Ready for the Future and Available Today
The TMS320C27x DSP core is available today running at 75 MHz using a 0.35-micron process technology. Core versions designed using a 0.25-micron CMOS process operating at speeds of 100 MHz are scheduled to be available in the second quarter of 1998. In 1999, with a roadmap for migration to TI's 0.18-micron TImeline technology, the 'C27x will reach 150 MIPS. The core is optimized for 3.3-V low-power operation and is designed to draw very little power per MIPS. Fully static registers and a low-power mode help increase efficiency, and a small 3 mm˛ core (in 0.25-micron technology) helps keep design sizes to a minimum. The core can be used in customizable DSP (cDSP) designs with TI's library of ASIC functions, including random access memory (RAM), read only memory (ROM), flash, embedded DRAM (EDRAM) and standard peripherals. Built-in self-test (BIST) is provided in the core and memory for greater reliability.
Code written for TI's TMS320C2xx DSPs can be translated to 'C27x code, providing an upgrade path for TI's existing base of embedded DSP customers. TI will provide a translation tool to facilitate migrating to this next generation platform. Standard products based on this new core architecture are scheduled for availability in the first quarter of 1999.

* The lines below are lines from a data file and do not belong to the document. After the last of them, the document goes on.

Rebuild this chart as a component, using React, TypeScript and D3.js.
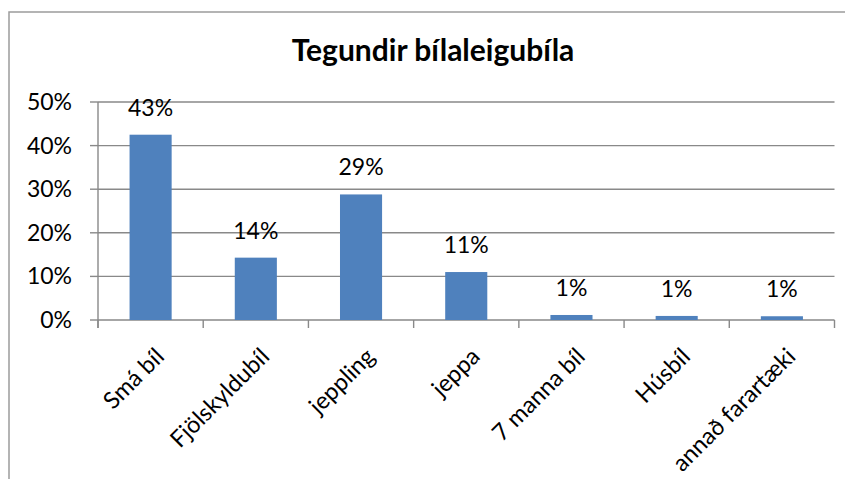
import * as d3 from "d3";
import { useEffect, useRef } from "react";

const categories = ["Smá bíl", "Fjölskyldubíl", "jeppling", "jeppa", "7 manna bíl", "Húsbíl", "annað farartæki"];
const values = [0.425, 0.143, 0.288, 0.11, 0.0115, 0.0093, 0.0086];
const yTicks = [0, 0.1, 0.2, 0.3, 0.4, 0.5];
const title = "Tegundir bílaleigubíla";

function App() {
  const ref = useRef<SVGSVGElement | null>(null);

  useEffect(() => {
    const svg = d3.select(ref.current);
    svg.selectAll("*").remove();

    const font = "Lato, 'Open Sans', sans-serif";
    const left = 98, right = 834.5, top = 102, bottom = 320;

    // chart frame
    svg.append("rect").attr("x", 9).attr("y", 12).attr("width", 900).attr("height", 520)
      .attr("fill", "white").attr("stroke", "#9c9c9c").attr("stroke-width", 1.5);

    const x = d3.scaleBand().domain(categories).range([left, right]).paddingInner(0.6).paddingOuter(0.3);
    const y = d3.scaleLinear().domain([0, 0.5]).range([bottom, top]);
    const step = x.step();

    // gridlines
    svg.append("g").selectAll("line").data(yTicks.slice(1)).join("line")
      .attr("x1", left).attr("x2", right).attr("y1", d => y(d)).attr("y2", d => y(d))
      .attr("stroke", "#898989").attr("stroke-width", 1.4);

    // y axis
    const ya = svg.append("g");
    ya.append("line").attr("x1", left).attr("x2", left).attr("y1", top).attr("y2", bottom + 8)
      .attr("stroke", "#898989").attr("stroke-width", 1.4);
    ya.selectAll("line.t").data(yTicks).join("line").attr("class", "t")
      .attr("x1", left - 8).attr("x2", left).attr("y1", d => y(d)).attr("y2", d => y(d))
      .attr("stroke", "#898989").attr("stroke-width", 1.4);
    ya.selectAll("text").data(yTicks).join("text")
      .attr("x", 72).attr("y", d => y(d) + 8)
      .attr("text-anchor", "end").attr("font-family", font).attr("font-size", 23).attr("fill", "#000")
      .text(d => d3.format(".0%")(d));

    // x axis
    const xa = svg.append("g");
    xa.append("line").attr("x1", left).attr("x2", right).attr("y1", bottom).attr("y2", bottom)
      .attr("stroke", "#898989").attr("stroke-width", 1.4);
    xa.selectAll("line.t").data(d3.range(categories.length + 1)).join("line").attr("class", "t")
      .attr("x1", i => left + i * step).attr("x2", i => left + i * step)
      .attr("y1", bottom).attr("y2", bottom + 8)
      .attr("stroke", "#898989").attr("stroke-width", 1.4);
    xa.selectAll("text").data(categories).join("text")
      .attr("transform", d => `translate(${(x(d) as number) + x.bandwidth() / 2 + 15},${bottom + 38}) rotate(-45)`)
      .attr("text-anchor", "end").attr("font-family", font).attr("font-size", 23.5).attr("fill", "#000")
      .text(d => d);

    // bars
    svg.append("g").selectAll("rect").data(values).join("rect")
      .attr("x", (_, i) => x(categories[i]) as number)
      .attr("width", x.bandwidth())
      .attr("y", d => y(d))
      .attr("height", d => bottom - y(d))
      .attr("fill", "#4F81BD");

    // value labels
    svg.append("g").selectAll("text").data(values).join("text")
      .attr("x", (_, i) => (x(categories[i]) as number) + x.bandwidth() / 2)
      .attr("y", d => y(d) - 19)
      .attr("text-anchor", "middle").attr("font-family", font).attr("font-size", 23).attr("fill", "#000")
      .text(d => d3.format(".0%")(d));

    // title
    svg.append("text").attr("x", 433).attr("y", 61)
      .attr("text-anchor", "middle").attr("font-family", font).attr("font-weight", "bold")
      .attr("font-size", 30).attr("fill", "#000").text(title);
  }, []);

  return (
    <svg ref={ref} width={845} height={479}
      style={{ position: "absolute", left: 0, top: 0, background: "white" }} />
  );
}

export default App;
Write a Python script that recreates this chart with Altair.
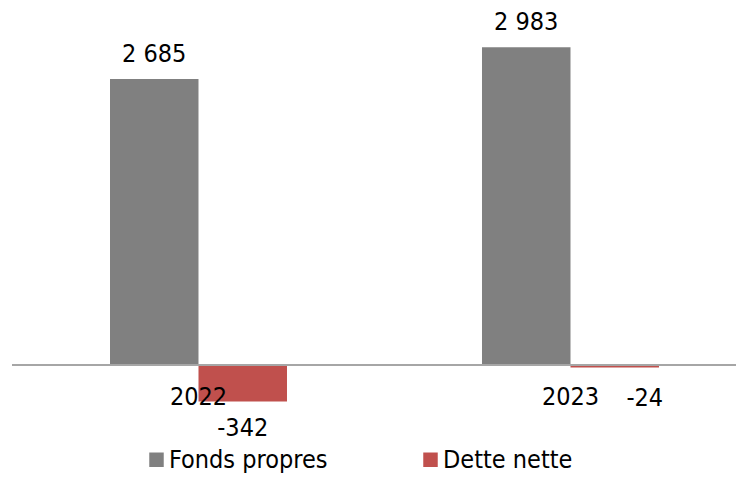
import altair as alt
import pandas as pd

years = ["2022", "2023"]
series = ["Fonds propres", "Dette nette"]
fonds_propres = [2685, 2983]
dette_nette = [-342, -24]
colors = ["#808080", "#c0504d"]

rows = []
for i, y in enumerate(years):
    rows.append({"year": y, "series": series[0], "value": fonds_propres[i]})
    rows.append({"year": y, "series": series[1], "value": dette_nette[i]})
df = pd.DataFrame(rows)
cats = pd.DataFrame({"year": years})

FONT = "DejaVu Sans Condensed, Liberation Sans Narrow, DejaVu Sans"

xenc = alt.X("year:N", axis=None,
             scale=alt.Scale(paddingInner=0.5242, paddingOuter=0.2406, align=0.5698))
xoff = alt.XOffset("series:N", sort=series,
                   scale=alt.Scale(paddingInner=0, paddingOuter=0))
yscale = alt.Scale(domain=[-1033, 3352], nice=False, zero=False)

base = alt.Chart(df).transform_calculate(
    label="replace(replace(format(datum.value, ','), ',', ' '), '\u2212', '-')"
)

bars = base.mark_bar().encode(
    x=xenc,
    xOffset=xoff,
    y=alt.Y("value:Q", axis=None, scale=yscale),
    color=alt.Color("series:N", sort=series,
                    scale=alt.Scale(domain=series, range=colors),
                    legend=alt.Legend(title=None, orient="none", legendX=136, legendY=439,
                                      direction="horizontal", symbolType="square",
                                      symbolSize=210, symbolStrokeWidth=0,
                                      labelFontSize=25, labelFont=FONT, labelColor="#000000",
                                      labelOffset=0, labelLimit=400, columnPadding=90,
                                      padding=0)),
)

zero_rule = alt.Chart(cats).mark_rule(color="#a6a6a6", strokeWidth=2).encode(
    x=alt.value(4), x2=alt.value(728), y=alt.datum(0)
)

pos_labels = base.transform_filter("datum.value >= 0").mark_text(
    fontSize=25, font=FONT, color="#000000", baseline="middle", dy=-25
).encode(x=xenc, xOffset=xoff, y=alt.Y("value:Q", scale=yscale), text="label:N")

neg_labels = base.transform_filter("datum.value < -100").mark_text(
    fontSize=25, font=FONT, color="#000000", baseline="middle", dy=27
).encode(x=xenc, xOffset=xoff, y=alt.Y("value:Q", scale=yscale), text="label:N")

small_neg_labels = base.transform_filter("datum.value < 0 && datum.value >= -100").mark_text(
    fontSize=25, font=FONT, color="#000000", baseline="middle", dx=30, dy=30
).encode(x=xenc, xOffset=xoff, y=alt.Y("value:Q", scale=yscale), text="label:N")

cat_labels = alt.Chart(cats).mark_text(
    fontSize=25, font=FONT, color="#000000", baseline="middle", dy=32
).encode(x=alt.X("year:N"), y=alt.datum(0), text="year:N")

chart = alt.layer(bars, zero_rule, pos_labels, neg_labels, small_neg_labels, cat_labels).properties(
    width=728, height=467, padding=0, autosize=alt.AutoSizeParams(type="none")
).configure(background="white", view=alt.ViewConfig(stroke=None))

chart.save("out.html", embed_options={"renderer": "svg", "actions": False})
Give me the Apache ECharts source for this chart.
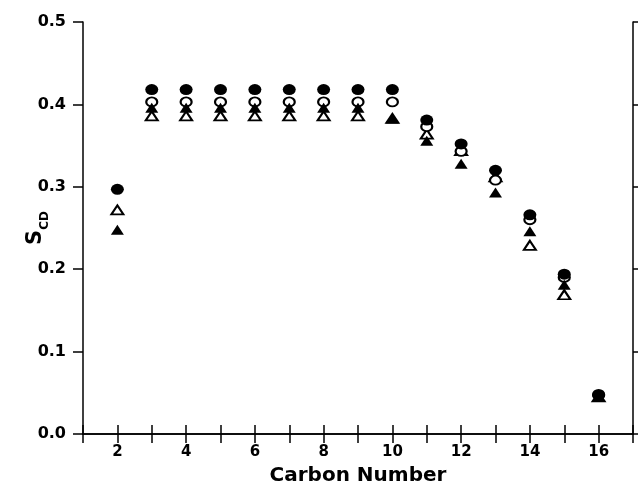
<!DOCTYPE html>
<html><head><meta charset="utf-8">
<script src="https://cdn.jsdelivr.net/npm/echarts@6/dist/echarts.min.js"></script>
<style>html,body{margin:0;padding:0;background:#fff}#c{width:639px;height:487px}</style>
</head><body><div id="c"></div>
<script>
const carbon = [2,3,4,5,6,7,8,9,10,11,12,13,14,15,16];
const filledCircle   = [0.297,0.418,0.418,0.418,0.418,0.418,0.418,0.418,0.418,0.381,0.352,0.320,0.266,0.194,0.048];
const openCircle     = [null,0.403,0.403,0.403,0.403,0.403,0.403,0.403,0.403,0.373,0.343,0.308,0.260,0.190,0.047];
const filledTriangle = [0.248,0.396,0.396,0.396,0.396,0.396,0.396,0.396,0.383,0.356,0.328,0.293,0.246,0.181,0.045];
const openTriangle   = [0.272,0.386,0.386,0.386,0.386,0.386,0.386,0.386,0.383,0.364,0.344,0.312,0.229,0.169,0.045];
const yTicks = [0.0,0.1,0.2,0.3,0.4,0.5];

const FONT = 'DejaVu Sans';
const pair = arr => carbon.map((c,i)=>[c, arr[i]]).filter(p => p[1] !== null);
const chart = echarts.init(document.getElementById('c'), null, {renderer:'canvas'});
const lineStyle = {color:'#000', width:1.5};
chart.setOption({
  animation:false,
  grid:{left:83, right:6, top:22, bottom:53, containLabel:false, outerBoundsMode:'none'},
  xAxis:[{
    type:'value', min:1, max:17, interval:1,
    axisLine:{show:true, lineStyle},
    axisTick:{show:true, length:9, lineStyle},
    splitLine:{show:false},
    axisLabel:{color:'#000', fontFamily:FONT, fontWeight:'bold', fontSize:15, margin:11,
      formatter:v => (v%2===0 && v>=2 && v<=16) ? String(v) : ''},
    name:'Carbon Number', nameLocation:'middle', nameGap:32, nameMoveOverlap:false,
    nameTextStyle:{color:'#000', fontFamily:FONT, fontWeight:'bold', fontSize:20}
  },{
    type:'value', position:'top', min:1, max:17, interval:1,
    axisLine:{show:true, lineStyle},
    axisTick:{show:true, length:9, lineStyle},
    axisLabel:{show:false}, splitLine:{show:false}
  }],
  yAxis:[{
    type:'value', min:0, max:0.5, interval:0.1,
    axisLine:{show:true, lineStyle},
    axisTick:{show:true, length:10, lineStyle},
    splitLine:{show:false},
    axisLabel:{color:'#000', fontFamily:FONT, fontWeight:'bold', fontSize:16, margin:17,
      formatter:v => v.toFixed(1)},
    name:'{s|S}{sub|CD}', nameLocation:'middle', nameGap:37, nameRotate:90, nameMoveOverlap:false,
    nameTextStyle:{color:'#000', fontFamily:FONT, fontWeight:'bold',
      rich:{s:{fontSize:21, fontFamily:FONT, fontWeight:'bold', color:'#000', lineHeight:26, verticalAlign:'bottom'},
            sub:{fontSize:12, fontFamily:FONT, fontWeight:'bold', color:'#000', lineHeight:26, verticalAlign:'bottom', padding:[0,0,-5,0]}}}
  },{
    type:'value', position:'right', min:0, max:0.5, interval:0.1,
    axisLine:{show:true, lineStyle},
    axisTick:{show:true, length:5, lineStyle},
    axisLabel:{show:false}, splitLine:{show:false}
  }],
  series:[
    {type:'scatter', data:pair(openTriangle), symbol:'triangle', symbolSize:[12,9],
      itemStyle:{color:'#fff', borderColor:'#000', borderWidth:2, opacity:1}, z:2},
    {type:'scatter', data:pair(openCircle), symbol:'circle', symbolSize:[11,9],
      itemStyle:{color:'#fff', borderColor:'#000', borderWidth:2, opacity:1}, z:3},
    {type:'scatter', data:pair(filledTriangle), symbol:'triangle', symbolSize:[13,10],
      itemStyle:{color:'#000', borderWidth:0, opacity:1}, z:4},
    {type:'scatter', data:pair(filledCircle), symbol:'circle', symbolSize:[13,11],
      itemStyle:{color:'#000', borderWidth:0, opacity:1}, z:5}
  ]
});
</script></body></html>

As real-time embedded applications become increasingly sophisticated, they require ever-greater levels of performance from CPUs. MCUs, for all their advantages, are beginning to lag the performance demands of real-time operation. TI's 'C27x DSP architecture marries the flexibility, ease-of-use and cost-efficiency of MCUs together with the high-performance of DSPs. The ’C27x architecture gives designers the performance headroom they need to create tomorrow’s real-time embedded systems today.